Atlas-Legis pulls this data directly from the ABA's downloadable Excel summary file, which covers all 194 accredited schools. All percentages displayed on the site are computed dynamically from raw counts using total graduates as the denominator — not just graduates whose employment status is known — to ensure honest, apples-to-apples comparisons.
Denominator note: Many law school ranking sites compute employment rates using only graduates with known employment status, which inflates the figures. Atlas-Legis uses total graduates as the denominator so that schools with large proportions of unknown-status graduates do not appear artificially better than peers. This is the more conservative, more honest calculation.
Numerical rankings and the three-tier classification used on Atlas-Legis (T14, Tier 2, Tier 3) are derived from the US News Best Law Schools rankings.

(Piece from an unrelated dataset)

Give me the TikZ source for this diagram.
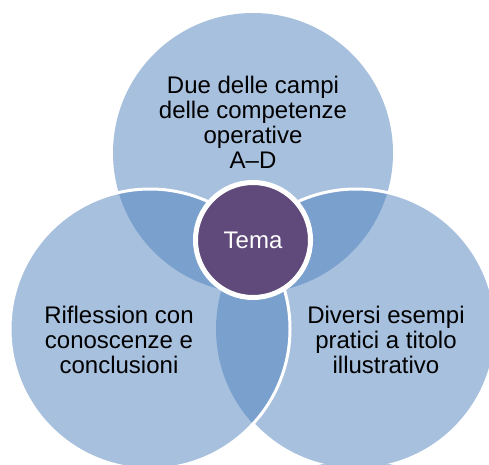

The T14 label refers to the fourteen schools that have historically occupied the top fourteen positions; the current list reflects the 2025 rankings.
Tier and rank data is used solely to help users contextualize schools on the map. Atlas-Legis does not endorse any particular ranking methodology and encourages users to weigh multiple factors when evaluating schools.
Atlas-Legis is an independent research tool and is not affiliated with the American Bar Association, US News & World Report, or any law school. All data displayed is sourced from public disclosures and is provided for informational purposes only.
Data is refreshed annually following ABA publication cycles. Individual school figures may change between releases. Always verify current information directly with each school before making application decisions.